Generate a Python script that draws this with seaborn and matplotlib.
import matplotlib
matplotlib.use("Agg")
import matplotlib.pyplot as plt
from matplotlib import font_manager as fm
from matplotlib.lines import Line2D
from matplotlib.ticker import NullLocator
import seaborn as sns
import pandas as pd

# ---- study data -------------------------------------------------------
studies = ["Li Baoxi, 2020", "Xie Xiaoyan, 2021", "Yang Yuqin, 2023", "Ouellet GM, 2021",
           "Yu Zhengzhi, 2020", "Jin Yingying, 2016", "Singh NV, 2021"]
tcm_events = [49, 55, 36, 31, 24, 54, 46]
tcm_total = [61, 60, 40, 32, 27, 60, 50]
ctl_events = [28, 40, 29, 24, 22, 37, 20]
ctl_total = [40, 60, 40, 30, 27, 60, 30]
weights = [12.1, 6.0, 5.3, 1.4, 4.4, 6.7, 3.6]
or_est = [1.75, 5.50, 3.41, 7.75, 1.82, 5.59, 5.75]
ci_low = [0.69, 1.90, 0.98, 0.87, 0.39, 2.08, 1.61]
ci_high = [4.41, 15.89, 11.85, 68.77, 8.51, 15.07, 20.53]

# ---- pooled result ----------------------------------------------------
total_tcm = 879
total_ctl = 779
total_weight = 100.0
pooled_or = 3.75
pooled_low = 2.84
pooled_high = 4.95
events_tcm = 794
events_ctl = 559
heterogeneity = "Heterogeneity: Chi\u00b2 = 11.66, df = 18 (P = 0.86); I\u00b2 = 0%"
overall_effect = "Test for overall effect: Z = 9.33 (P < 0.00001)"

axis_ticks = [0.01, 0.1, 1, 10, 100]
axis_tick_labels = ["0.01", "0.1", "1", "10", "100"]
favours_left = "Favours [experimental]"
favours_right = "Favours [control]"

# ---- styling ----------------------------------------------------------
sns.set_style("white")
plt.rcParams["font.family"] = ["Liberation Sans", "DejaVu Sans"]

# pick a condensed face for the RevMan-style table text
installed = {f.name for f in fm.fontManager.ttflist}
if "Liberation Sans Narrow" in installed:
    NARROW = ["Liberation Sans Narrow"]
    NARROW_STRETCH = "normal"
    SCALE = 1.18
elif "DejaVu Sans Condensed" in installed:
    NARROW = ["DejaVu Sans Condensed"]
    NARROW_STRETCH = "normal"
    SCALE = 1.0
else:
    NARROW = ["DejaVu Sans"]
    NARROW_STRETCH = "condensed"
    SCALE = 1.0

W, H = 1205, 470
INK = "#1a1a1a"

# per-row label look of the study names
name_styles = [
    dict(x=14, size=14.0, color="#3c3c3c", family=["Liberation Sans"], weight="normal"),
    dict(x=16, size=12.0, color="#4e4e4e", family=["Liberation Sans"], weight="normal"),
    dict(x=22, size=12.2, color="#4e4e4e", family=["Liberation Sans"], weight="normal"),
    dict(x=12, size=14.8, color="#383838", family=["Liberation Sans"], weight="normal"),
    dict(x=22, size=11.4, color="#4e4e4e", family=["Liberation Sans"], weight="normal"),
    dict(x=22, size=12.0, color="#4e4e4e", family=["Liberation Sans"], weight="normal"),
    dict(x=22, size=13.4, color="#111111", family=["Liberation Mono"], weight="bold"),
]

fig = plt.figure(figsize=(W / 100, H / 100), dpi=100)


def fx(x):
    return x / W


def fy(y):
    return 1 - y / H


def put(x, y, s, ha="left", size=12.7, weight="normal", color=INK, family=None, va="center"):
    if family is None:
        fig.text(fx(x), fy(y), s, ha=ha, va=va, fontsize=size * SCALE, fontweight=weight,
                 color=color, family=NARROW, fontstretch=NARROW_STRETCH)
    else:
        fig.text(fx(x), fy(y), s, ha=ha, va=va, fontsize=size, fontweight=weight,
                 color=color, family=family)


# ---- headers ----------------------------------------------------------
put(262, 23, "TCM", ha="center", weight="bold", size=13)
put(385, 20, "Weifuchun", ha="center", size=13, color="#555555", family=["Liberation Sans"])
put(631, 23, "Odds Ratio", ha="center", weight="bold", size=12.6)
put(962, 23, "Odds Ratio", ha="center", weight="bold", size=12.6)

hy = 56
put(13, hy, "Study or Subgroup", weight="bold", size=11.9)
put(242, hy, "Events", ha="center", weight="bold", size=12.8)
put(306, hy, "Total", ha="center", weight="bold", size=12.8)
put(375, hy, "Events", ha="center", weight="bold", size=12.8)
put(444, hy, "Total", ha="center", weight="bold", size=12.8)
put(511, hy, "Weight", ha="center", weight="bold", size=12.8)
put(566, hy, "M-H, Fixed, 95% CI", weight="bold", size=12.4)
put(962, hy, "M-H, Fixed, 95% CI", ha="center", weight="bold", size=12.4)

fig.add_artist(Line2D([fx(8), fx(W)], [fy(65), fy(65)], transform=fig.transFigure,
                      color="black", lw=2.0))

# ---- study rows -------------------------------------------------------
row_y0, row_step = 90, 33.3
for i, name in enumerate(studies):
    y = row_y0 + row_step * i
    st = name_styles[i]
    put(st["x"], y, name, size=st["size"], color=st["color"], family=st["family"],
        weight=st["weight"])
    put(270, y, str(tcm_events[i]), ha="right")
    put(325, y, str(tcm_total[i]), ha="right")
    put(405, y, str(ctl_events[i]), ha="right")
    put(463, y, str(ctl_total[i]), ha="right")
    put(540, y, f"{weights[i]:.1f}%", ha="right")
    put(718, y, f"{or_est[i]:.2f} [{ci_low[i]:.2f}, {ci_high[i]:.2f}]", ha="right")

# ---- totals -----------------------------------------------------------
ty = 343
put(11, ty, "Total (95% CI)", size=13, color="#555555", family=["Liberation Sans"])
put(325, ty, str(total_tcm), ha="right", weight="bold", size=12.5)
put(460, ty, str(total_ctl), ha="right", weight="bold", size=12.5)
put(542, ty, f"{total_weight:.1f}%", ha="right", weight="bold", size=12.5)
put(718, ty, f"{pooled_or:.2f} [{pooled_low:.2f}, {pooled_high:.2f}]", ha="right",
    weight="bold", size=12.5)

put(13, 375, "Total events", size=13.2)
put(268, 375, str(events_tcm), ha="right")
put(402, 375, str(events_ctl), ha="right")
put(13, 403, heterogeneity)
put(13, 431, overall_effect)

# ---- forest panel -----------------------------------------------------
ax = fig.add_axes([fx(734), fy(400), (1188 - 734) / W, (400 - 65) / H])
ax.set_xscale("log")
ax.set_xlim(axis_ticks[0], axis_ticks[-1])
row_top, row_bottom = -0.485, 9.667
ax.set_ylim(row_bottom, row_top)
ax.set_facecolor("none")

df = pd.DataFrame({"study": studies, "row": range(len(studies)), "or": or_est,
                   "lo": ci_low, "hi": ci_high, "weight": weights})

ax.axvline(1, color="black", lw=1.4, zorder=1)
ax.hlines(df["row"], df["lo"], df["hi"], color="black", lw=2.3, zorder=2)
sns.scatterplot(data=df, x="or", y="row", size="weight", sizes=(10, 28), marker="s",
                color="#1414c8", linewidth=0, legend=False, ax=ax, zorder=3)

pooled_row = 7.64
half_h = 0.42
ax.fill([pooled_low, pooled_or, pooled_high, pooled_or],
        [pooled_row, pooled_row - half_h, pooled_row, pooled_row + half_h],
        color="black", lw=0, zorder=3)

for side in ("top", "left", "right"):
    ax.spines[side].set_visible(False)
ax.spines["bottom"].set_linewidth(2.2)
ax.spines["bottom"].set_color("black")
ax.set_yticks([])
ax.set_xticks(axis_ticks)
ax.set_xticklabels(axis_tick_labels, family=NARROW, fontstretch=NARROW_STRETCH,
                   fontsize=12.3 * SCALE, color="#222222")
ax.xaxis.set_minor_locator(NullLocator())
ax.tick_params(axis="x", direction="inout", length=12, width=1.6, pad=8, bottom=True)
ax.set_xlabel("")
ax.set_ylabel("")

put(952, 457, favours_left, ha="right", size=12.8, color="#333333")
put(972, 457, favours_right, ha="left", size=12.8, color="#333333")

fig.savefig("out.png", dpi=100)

WHAT IS EXPECTED:
List all lines where "matplotlib" occurs.

OUTPUT OF THE EXERCISE:
Generate a Python script that draws this with seaborn and matplotlib.
import matplotlib
matplotlib.use("Agg")
import matplotlib.pyplot as plt
from matplotlib import font_manager as fm
from matplotlib.lines import Line2D
from matplotlib.ticker import NullLocator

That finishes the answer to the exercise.